STATED PROBLEM → Reproduce all of the data below without alteration; exclude every picture.

MATERIAL PROVIDED →
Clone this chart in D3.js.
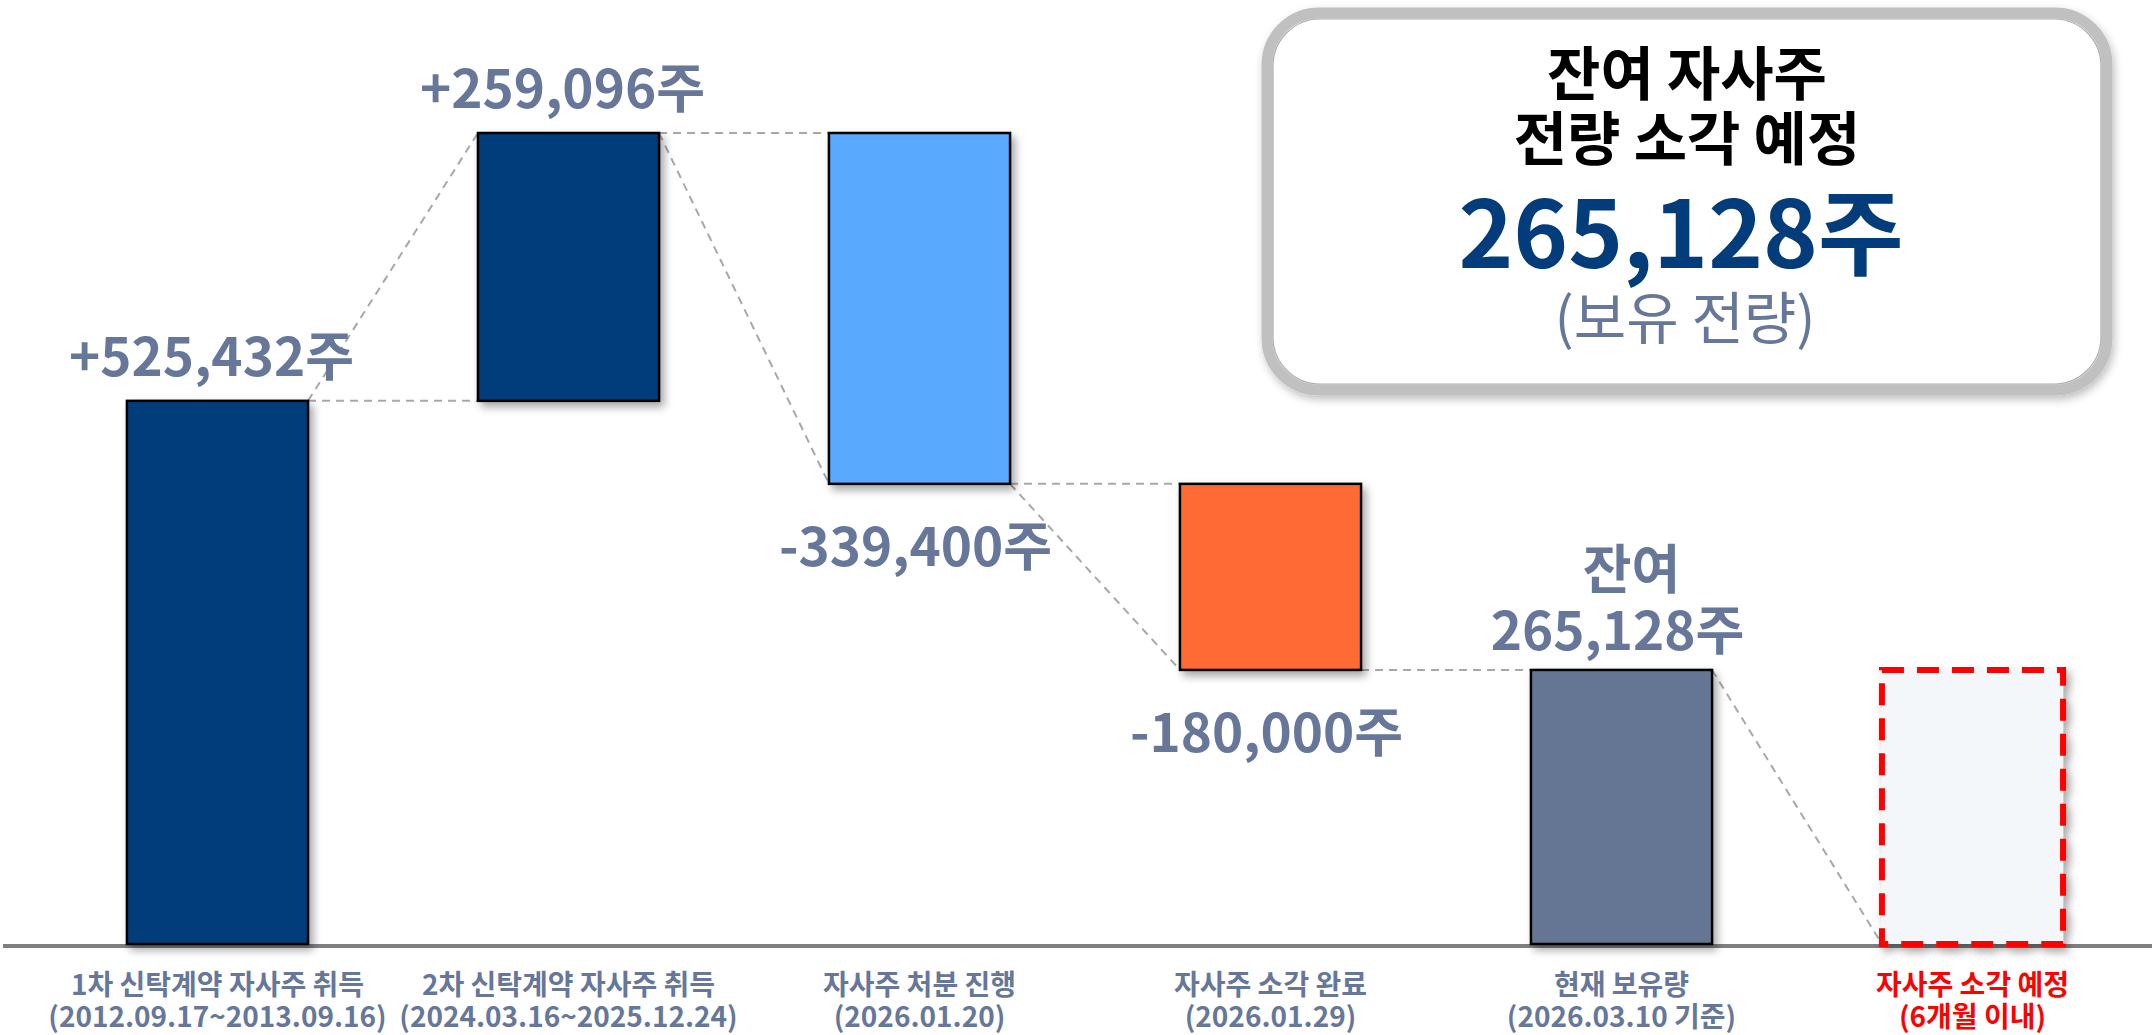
<!DOCTYPE html>
<html>
<head>
<meta charset="utf-8">
<script src="https://cdn.jsdelivr.net/npm/d3@7"></script>
<style>
  html, body { margin: 0; padding: 0; background: #ffffff; }
  svg { display: block; }
  text { font-family: "Noto Sans CJK KR", "Noto Sans", sans-serif; }
</style>
</head>
<body>
<svg id="chart" width="2152" height="1035"></svg>
<script>
// ---- data ----
const categories = ["1차 신탁계약 자사주 취득", "2차 신탁계약 자사주 취득", "자사주 처분 진행", "자사주 소각 완료", "현재 보유량", "자사주 소각 예정"];
const periods = ["(2012.09.17~2013.09.16)", "(2024.03.16~2025.12.24)", "(2026.01.20)", "(2026.01.29)", "(2026.03.10 기준)", "(6개월 이내)"];
const changes = [525432, 259096, -339400, -180000, 0, -265128];
const kinds = ["increase", "increase", "decrease", "decrease", "total", "planned"];
const boxTitle = ["잔여 자사주", "전량 소각 예정"];
const boxValue = 265128;
const boxNote = "(보유 전량)";

// ---- derived waterfall ----
let run = 0;
const bars = categories.map((c, i) => {
  let start, end;
  if (kinds[i] === "total") { start = 0; end = run; }
  else { start = run; end = run + changes[i]; run = end; }
  return { cat: c, period: periods[i], kind: kinds[i], change: changes[i], start, end,
           lo: Math.min(start, end), hi: Math.max(start, end) };
});

const svg = d3.select("#chart");
const W = 2152, H = 1035;
const baseY = 944;

const x = d3.scaleBand().domain(categories).range([42, 2148]).paddingInner(0.484).paddingOuter(0.242);
const y = d3.scaleLinear().domain([0, 800000]).range([baseY, 117]);

const colors = { increase: "#023C7A", decrease0: "#58A9FF", decrease1: "#FF6B35", total: "#657594", planned: "#F4F7FA" };
const slate = "#66779A";
const fmt = d3.format(",");

const defs = svg.append("defs");
const f = defs.append("filter").attr("id", "shadow").attr("x", "-20%").attr("y", "-20%").attr("width", "150%").attr("height", "150%");
f.append("feDropShadow").attr("dx", 4).attr("dy", 5).attr("stdDeviation", 4).attr("flood-color", "#000").attr("flood-opacity", 0.35);
const f2 = defs.append("filter").attr("id", "boxshadow").attr("x", "-10%").attr("y", "-10%").attr("width", "120%").attr("height", "125%");
f2.append("feDropShadow").attr("dx", 2).attr("dy", 4).attr("stdDeviation", 4).attr("flood-color", "#000").attr("flood-opacity", 0.25);

// baseline
svg.append("line").attr("x1", 3).attr("x2", W).attr("y1", baseY + 2).attr("y2", baseY + 2)
  .attr("stroke", "#7F7F7F").attr("stroke-width", 4);

// connectors
const conn = svg.append("g").attr("stroke", "#A8A8A8").attr("stroke-width", 2).attr("stroke-dasharray", "8,6").attr("fill", "none");
for (let i = 0; i < bars.length - 1; i++) {
  const a = bars[i], b = bars[i + 1];
  const xr = x(a.cat) + x.bandwidth(), xl = x(b.cat);
  if (b.kind !== "planned") {
    conn.append("line").attr("x1", xr).attr("x2", xl).attr("y1", y(a.end)).attr("y2", y(a.end));
  }
  if (b.kind !== "total") {
    conn.append("line").attr("x1", xr).attr("x2", xl).attr("y1", y(a.end)).attr("y2", y(b.end));
  }
}

// bars
let decIdx = 0;
bars.forEach(d => {
  let fill;
  if (d.kind === "decrease") { fill = colors["decrease" + decIdx]; decIdx++; }
  else fill = colors[d.kind];
  const r = svg.append("rect")
    .attr("x", x(d.cat)).attr("width", x.bandwidth())
    .attr("y", y(d.hi)).attr("height", y(d.lo) - y(d.hi))
    .attr("fill", fill).attr("filter", "url(#shadow)");
  if (d.kind === "planned") {
    r.attr("stroke", "#FF0000").attr("stroke-width", 6).attr("stroke-dasharray", "22,13");
  } else {
    r.attr("stroke", "#000").attr("stroke-width", 2.5);
  }
});

// value labels
const lab = svg.append("g").attr("fill", slate).attr("font-weight", 700).attr("font-size", 53).attr("text-anchor", "middle");
bars.forEach(d => {
  const cx = x(d.cat) + x.bandwidth() / 2;
  if (d.kind === "increase") {
    lab.append("text").attr("x", cx - 6).attr("y", y(d.hi) - 25).text("+" + fmt(d.change) + "주");
  } else if (d.kind === "decrease") {
    lab.append("text").attr("x", cx - 4).attr("y", y(d.lo) + 82).text("-" + fmt(-d.change) + "주");
  } else if (d.kind === "total") {
    const t = lab.append("text");
    t.append("tspan").attr("x", cx + 10).attr("y", y(d.hi) - 81).text("잔여");
    t.append("tspan").attr("x", cx - 4).attr("y", y(d.hi) - 20).text(fmt(d.end) + "주");
  }
});

// category labels (axis)
const ax = svg.append("g").attr("transform", `translate(0,${baseY})`)
  .call(d3.axisBottom(x).tickSize(0).tickFormat(() => ""));
ax.select(".domain").remove();
ax.selectAll(".tick").each(function(c, i) {
  const t = d3.select(this).append("text")
    .attr("text-anchor", "middle").attr("font-weight", 700).attr("font-size", 28)
    .attr("fill", bars[i].kind === "planned" ? "#FF0000" : slate);
  t.append("tspan").attr("x", 0).attr("y", 51).text(c);
  t.append("tspan").attr("x", 0).attr("y", 83).text(bars[i].period);
});

// callout box
const bx = 1267, by = 13, bw = 840, bh = 377;
const box = svg.append("g");
box.append("rect").attr("x", bx).attr("y", by).attr("width", bw).attr("height", bh).attr("rx", 52)
  .attr("fill", "#fff").attr("stroke", "#C0C0C0").attr("stroke-width", 11).attr("filter", "url(#boxshadow)");
box.append("rect").attr("x", bx + 6).attr("y", by + 6).attr("width", bw - 12).attr("height", bh - 12).attr("rx", 47)
  .attr("fill", "none").attr("stroke", "#9a9a9a").attr("stroke-width", 1.2).attr("opacity", 0.8);
const bcx = bx + bw / 2;
const bt = box.append("text").attr("text-anchor", "middle");
bt.append("tspan").attr("x", bcx).attr("y", 95).attr("font-weight", 700)
  .attr("font-size", 58).attr("fill", "#000").text(boxTitle[0]);
bt.append("tspan").attr("x", bcx).attr("y", 160).attr("font-weight", 700)
  .attr("font-size", 58).attr("fill", "#000").text(boxTitle[1]);
bt.append("tspan").attr("x", bcx - 6).attr("y", 268).attr("font-weight", 700)
  .attr("font-size", 93).attr("fill", "#023C7A").text(fmt(boxValue) + "주");
bt.append("tspan").attr("x", bcx - 2).attr("y", 339).attr("font-weight", 400)
  .attr("font-size", 57).attr("fill", slate).text(boxNote);
</script>
</body>
</html>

EXERCISE SOLUTION →
Clone this chart in D3.js.
<!DOCTYPE html>
<html>
<head>
<meta charset="utf-8">
<script src="https://cdn.jsdelivr.net/npm/d3@7"></script>
<style>
  html, body { margin: 0; padding: 0; background: #ffffff; }
  svg { display: block; }
  text { font-family: "Noto Sans CJK KR", "Noto Sans", sans-serif; }
</style>
</head>
<body>
<svg id="chart" width="2152" height="1035"></svg>
<script>
// ---- data ----
const categories = ["1차 신탁계약 자사주 취득", "2차 신탁계약 자사주 취득", "자사주 처분 진행", "자사주 소각 완료", "현재 보유량", "자사주 소각 예정"];
const periods = ["(2012.09.17~2013.09.16)", "(2024.03.16~2025.12.24)", "(2026.01.20)", "(2026.01.29)", "(2026.03.10 기준)", "(6개월 이내)"];
const changes = [525432, 259096, -339400, -180000, 0, -265128];
const kinds = ["increase", "increase", "decrease", "decrease", "total", "planned"];
const boxTitle = ["잔여 자사주", "전량 소각 예정"];
const boxValue = 265128;
const boxNote = "(보유 전량)";

// ---- derived waterfall ----
let run = 0;
const bars = categories.map((c, i) => {
  let start, end;
  if (kinds[i] === "total") { start = 0; end = run; }
  else { start = run; end = run + changes[i]; run = end; }
  return { cat: c, period: periods[i], kind: kinds[i], change: changes[i], start, end,
           lo: Math.min(start, end), hi: Math.max(start, end) };
});

const svg = d3.select("#chart");
const W = 2152, H = 1035;
const baseY = 944;

const x = d3.scaleBand().domain(categories).range([42, 2148]).paddingInner(0.484).paddingOuter(0.242);
const y = d3.scaleLinear().domain([0, 800000]).range([baseY, 117]);

const colors = { increase: "#023C7A", decrease0: "#58A9FF", decrease1: "#FF6B35", total: "#657594", planned: "#F4F7FA" };
const slate = "#66779A";
const fmt = d3.format(",");

const defs = svg.append("defs");
const f = defs.append("filter").attr("id", "shadow").attr("x", "-20%").attr("y", "-20%").attr("width", "150%").attr("height", "150%");
f.append("feDropShadow").attr("dx", 4).attr("dy", 5).attr("stdDeviation", 4).attr("flood-color", "#000").attr("flood-opacity", 0.35);
const f2 = defs.append("filter").attr("id", "boxshadow").attr("x", "-10%").attr("y", "-10%").attr("width", "120%").attr("height", "125%");
f2.append("feDropShadow").attr("dx", 2).attr("dy", 4).attr("stdDeviation", 4).attr("flood-color", "#000").attr("flood-opacity", 0.25);

// baseline
svg.append("line").attr("x1", 3).attr("x2", W).attr("y1", baseY + 2).attr("y2", baseY + 2)
  .attr("stroke", "#7F7F7F").attr("stroke-width", 4);

// connectors
const conn = svg.append("g").attr("stroke", "#A8A8A8").attr("stroke-width", 2).attr("stroke-dasharray", "8,6").attr("fill", "none");
for (let i = 0; i < bars.length - 1; i++) {
  const a = bars[i], b = bars[i + 1];
  const xr = x(a.cat) + x.bandwidth(), xl = x(b.cat);
  if (b.kind !== "planned") {
    conn.append("line").attr("x1", xr).attr("x2", xl).attr("y1", y(a.end)).attr("y2", y(a.end));
  }
  if (b.kind !== "total") {
    conn.append("line").attr("x1", xr).attr("x2", xl).attr("y1", y(a.end)).attr("y2", y(b.end));
  }
}

// bars
let decIdx = 0;
bars.forEach(d => {
  let fill;
  if (d.kind === "decrease") { fill = colors["decrease" + decIdx]; decIdx++; }
  else fill = colors[d.kind];
  const r = svg.append("rect")
    .attr("x", x(d.cat)).attr("width", x.bandwidth())
    .attr("y", y(d.hi)).attr("height", y(d.lo) - y(d.hi))
    .attr("fill", fill).attr("filter", "url(#shadow)");
  if (d.kind === "planned") {
    r.attr("stroke", "#FF0000").attr("stroke-width", 6).attr("stroke-dasharray", "22,13");
  } else {
    r.attr("stroke", "#000").attr("stroke-width", 2.5);
  }
});

// value labels
const lab = svg.append("g").attr("fill", slate).attr("font-weight", 700).attr("font-size", 53).attr("text-anchor", "middle");
bars.forEach(d => {
  const cx = x(d.cat) + x.bandwidth() / 2;
  if (d.kind === "increase") {
    lab.append("text").attr("x", cx - 6).attr("y", y(d.hi) - 25).text("+" + fmt(d.change) + "주");
  } else if (d.kind === "decrease") {
    lab.append("text").attr("x", cx - 4).attr("y", y(d.lo) + 82).text("-" + fmt(-d.change) + "주");
  } else if (d.kind === "total") {
    const t = lab.append("text");
    t.append("tspan").attr("x", cx + 10).attr("y", y(d.hi) - 81).text("잔여");
    t.append("tspan").attr("x", cx - 4).attr("y", y(d.hi) - 20).text(fmt(d.end) + "주");
  }
});

// category labels (axis)
const ax = svg.append("g").attr("transform", `translate(0,${baseY})`)
  .call(d3.axisBottom(x).tickSize(0).tickFormat(() => ""));
ax.select(".domain").remove();
ax.selectAll(".tick").each(function(c, i) {
  const t = d3.select(this).append("text")
    .attr("text-anchor", "middle").attr("font-weight", 700).attr("font-size", 28)
    .attr("fill", bars[i].kind === "planned" ? "#FF0000" : slate);
  t.append("tspan").attr("x", 0).attr("y", 51).text(c);
  t.append("tspan").attr("x", 0).attr("y", 83).text(bars[i].period);
});

// callout box
const bx = 1267, by = 13, bw = 840, bh = 377;
const box = svg.append("g");
box.append("rect").attr("x", bx).attr("y", by).attr("width", bw).attr("height", bh).attr("rx", 52)
  .attr("fill", "#fff").attr("stroke", "#C0C0C0").attr("stroke-width", 11).attr("filter", "url(#boxshadow)");
box.append("rect").attr("x", bx + 6).attr("y", by + 6).attr("width", bw - 12).attr("height", bh - 12).attr("rx", 47)
  .attr("fill", "none").attr("stroke", "#9a9a9a").attr("stroke-width", 1.2).attr("opacity", 0.8);
const bcx = bx + bw / 2;
const bt = box.append("text").attr("text-anchor", "middle");
bt.append("tspan").attr("x", bcx).attr("y", 95).attr("font-weight", 700)
  .attr("font-size", 58).attr("fill", "#000").text(boxTitle[0]);
bt.append("tspan").attr("x", bcx).attr("y", 160).attr("font-weight", 700)
  .attr("font-size", 58).attr("fill", "#000").text(boxTitle[1]);
bt.append("tspan").attr("x", bcx - 6).attr("y", 268).attr("font-weight", 700)
  .attr("font-size", 93).attr("fill", "#023C7A").text(fmt(boxValue) + "주");
bt.append("tspan").attr("x", bcx - 2).attr("y", 339).attr("font-weight", 400)
  .attr("font-size", 57).attr("fill", slate).text(boxNote);
</script>
</body>
</html>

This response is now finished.